The job description comes first. Within the job description, you’ll find one or more positions, each a container for the employees who fill those roles.
For example, your job description might outline the expectations, experience, and responsibilities related to a role within the company. There might be several employees whose positions are attributable to one job description. But those individuals can fulfill multiple roles and have multiple positions. This is often the case in healthcare. For example, you might have an Aid that works in one department that is also a sitter in another department or facility.
There is a distinct danger to every position having its own job description or using the terms job management and position management interchangeably.
Doing so may open the door to employees amplifying their job responsibilities in an effort to enhance their position and rationalize a pay increase. Conflating job management and position management alters a job description’s intended purpose from describing what is necessary to succeed in the role throughout an organization to what an individual does in that position.

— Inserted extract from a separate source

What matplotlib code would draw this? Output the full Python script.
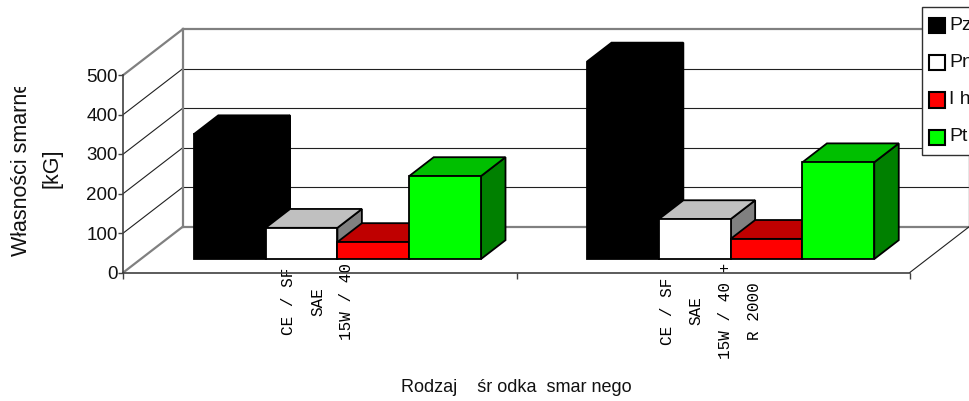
import matplotlib
matplotlib.use("Agg")
import matplotlib.pyplot as plt
from matplotlib.patches import Polygon, Patch
from matplotlib.legend_handler import HandlerPatch
from matplotlib.transforms import Bbox

# Measured properties of the two lubricants
categories = ["CE / SF\nSAE\n15W / 40", "CE / SF\nSAE\n15W / 40 +\nR 2000"]
series_names = ["Pz", "Pn", "I h", "Pt"]
pz_values = [316, 500]
pn_values = [79, 101]
ih_values = [43, 51]
pt_values = [210, 245]
y_ticks = [0, 100, 200, 300, 400, 500]

front_colors = ["#000000", "#FFFFFF", "#FF0000", "#00FF00"]
top_colors = ["#000000", "#C0C0C0", "#BF0000", "#00BF00"]
side_colors = ["#000000", "#808080", "#800000", "#008000"]

W, H = 970, 401
AX_L, AX_R, AX_B, AX_T = 123.3, 909.8, 272.5, 75
fig = plt.figure(figsize=(W / 100, H / 100), dpi=100, facecolor="white")
plt.rcParams["font.family"] = "Liberation Sans"
ax = fig.add_axes([AX_L / W, 1 - AX_B / H, (AX_R - AX_L) / W, (AX_B - AX_T) / H])
ax.set_xlim(0, 2)
ax.set_ylim(0, 500)
ax.patch.set_visible(False)

# Depth vector of the chart box, in data units
PX_X = 2 / (AX_R - AX_L)
PX_Y = 500 / (AX_B - AX_T)
DEPTH_X = 59.7 * PX_X
DEPTH_Y = 46 * PX_Y
BAR_START = 0.293
BAR_DEPTH = 0.41
BAR_WIDTH = 71.8 * PX_X

wall_color = "#808080"
grid_color = "#202020"
thin = 0.8

# Back wall, floor and side wall
for v in y_ticks:
    is_edge = v in (0, 500)
    c = wall_color if is_edge else grid_color
    lw = 1.6 if is_edge else thin
    ax.plot([0, DEPTH_X], [v, v + DEPTH_Y], color=c, lw=lw, clip_on=False, zorder=1)
    ax.plot([DEPTH_X, 2 + DEPTH_X], [v + DEPTH_Y, v + DEPTH_Y], color=c, lw=lw,
            clip_on=False, zorder=1)
ax.plot([DEPTH_X, DEPTH_X], [DEPTH_Y, 500 + DEPTH_Y], color=wall_color, lw=1.6,
        clip_on=False, zorder=1)
ax.plot([2 + DEPTH_X, 2 + DEPTH_X], [DEPTH_Y, 500 + DEPTH_Y], color=wall_color, lw=1.0,
        clip_on=False, zorder=1)
ax.plot([2, 2 + DEPTH_X], [0, DEPTH_Y], color=grid_color, lw=thin, clip_on=False, zorder=1)


def draw_bar(x, value, color_index):
    """Draw one box with its front, top and side faces."""
    x0 = x + BAR_START * DEPTH_X
    y0 = BAR_START * DEPTH_Y
    y1 = y0 + value
    x1 = x0 + BAR_WIDTH
    dx, dy = BAR_DEPTH * DEPTH_X, BAR_DEPTH * DEPTH_Y
    kw = dict(edgecolor="black", lw=1.3, clip_on=False, zorder=3, joinstyle="miter")
    ax.add_patch(Polygon([(x1, y0), (x1 + dx, y0 + dy), (x1 + dx, y1 + dy), (x1, y1)],
                         facecolor=side_colors[color_index], **kw))
    ax.add_patch(Polygon([(x0, y1), (x1, y1), (x1 + dx, y1 + dy), (x0 + dx, y1 + dy)],
                         facecolor=top_colors[color_index], **kw))
    ax.add_patch(Polygon([(x0, y0), (x1, y0), (x1, y1), (x0, y1)],
                         facecolor=front_colors[color_index], **kw))


all_series = [pz_values, pn_values, ih_values, pt_values]
for g in range(len(categories)):
    left = g + 0.5 - 2 * BAR_WIDTH
    for s, values in enumerate(all_series):
        draw_bar(left + s * BAR_WIDTH, values[g], s)

# Axes and ticks
for side in ("top", "right"):
    ax.spines[side].set_visible(False)
for side in ("left", "bottom"):
    ax.spines[side].set_color("#404040")
    ax.spines[side].set_linewidth(1.2)
ax.set_yticks(y_ticks)
ax.tick_params(axis="y", length=3.5, width=1, color="#404040", labelsize=13.5, pad=0.5,
               labelcolor="#111111")
ax.set_xticks([0, 1, 2])
ax.set_xticklabels([])
ax.tick_params(axis="x", which="major", length=4, width=1, color="#404040")
ax.set_xticks([0.495, 1.494], minor=True)
ax.set_xticklabels(categories, minor=True, rotation=90, family="Liberation Mono",
                   fontsize=11.5, linespacing=2.17, ha="center", va="top",
                   multialignment="center", color="#000000")
ax.tick_params(axis="x", which="minor", length=0, pad=-7)

ax.set_xlabel("Rodzaj    śr odka  smar nego", fontsize=13, color="#111111")
ax.xaxis.set_label_coords(0.5, 1 - (388 - AX_T) / (AX_B - AX_T), transform=ax.transAxes)
ax.xaxis.label.set_va("center")

ax.set_ylabel("Własności smarne\n[kG]", fontsize=15.5, color="#111111", linespacing=1.62)
ax.yaxis.label.set_ha("center")
ax.yaxis.label.set_va("center")
ax.yaxis.set_label_coords((36.5 - AX_L) / (AX_R - AX_L), (AX_B - 168) / (AX_B - AX_T),
                          transform=ax.transAxes)
ax.yaxis.label.set_clip_box(Bbox([[0, 0], [W, H - 87]]))
ax.yaxis.label.set_clip_on(True)

handles = [Patch(facecolor=c, edgecolor="black", lw=1.5) for c in front_colors]
legend = ax.legend(handles, series_names, loc="upper left",
                   bbox_to_anchor=(922.5 / W, 1 - 7 / H), bbox_transform=fig.transFigure,
                   borderaxespad=0, fontsize=14, frameon=True, fancybox=False,
                   framealpha=1, edgecolor="#303030", handlelength=0.665, handleheight=0.38,
                   handletextpad=0.2, labelspacing=1.04, borderpad=0.5,
                   handler_map={Patch: HandlerPatch(xpad=-0.155, ypad=-0.29)})
legend.set_zorder(5)
legend.get_frame().set_linewidth(1.0)
for t in legend.get_texts():
    t.set_color("#111111")

fig.savefig("out.png", dpi=100)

Fair performance evaluations and pay for performance would be difficult to maintain because you can only compare that employee’s performance to themselves instead of how well they perform the job responsibilities laid out in the job description. It is also harder to qualify internal candidates who would transition well to another job, resulting in the loss of good employees or jobs remaining vacant longer than necessary.
Many times, people think that their HRMS is sufficient to manage their job Information, however, in reality, no HR system supports the granularity of information needed to support the details required to truly manage Jobs and Positions.
Job profiles, in Workday equate to Job Descriptions and maintain the same high-level approach described above under Job Management. If you use positions in Workday, they perform the same function described above under position management, containers for employees under a Job profile.
Job Description Management is much more than a summary of the job or the read-only view of a job description; it’s also the process of keeping the job descriptions accurate and up to date.
Job Description Management allows you to create the job description and also share it with subject-matter experts who can assess the description and add trackable feedback. Those jobs are then easy to access, edit, and transfer through appropriate interfaces to the company’s other HR systems—compensation systems, performance systems, HRMS, Applicant Tracking System (ATS), and others—centralizing and democratizing the information from a single source of truth.
JDXpert is a holistic job description management system that integrates with Workday and most HR management platforms, reducing the chances of disparate systems using inaccurate job data to perform and manage important HR initiatives.
Adding JDXpert job description management to Workday makes managing jobs and positions both simple and highly flexible. Manage your job descriptions in JDXpert, and they sync instantly and seamlessly with your Workday job profiles to reflect accurate, up-to-date job data. If you use position management in Workday, you can use JDXpert to manage the relationship between Job Profiles and positions and automatically cascade appropriate Job data from Jobs to positions and maintain this structure in a highly comprehensive and structured manner.
JDXpert also interfaces with your applicant tracking system and to ensure that the recruiting process leverages the most accurate and up-to-date information available about the role. This provides a solid foundation for hiring well, optimizing pay, and getting the most out of Workday.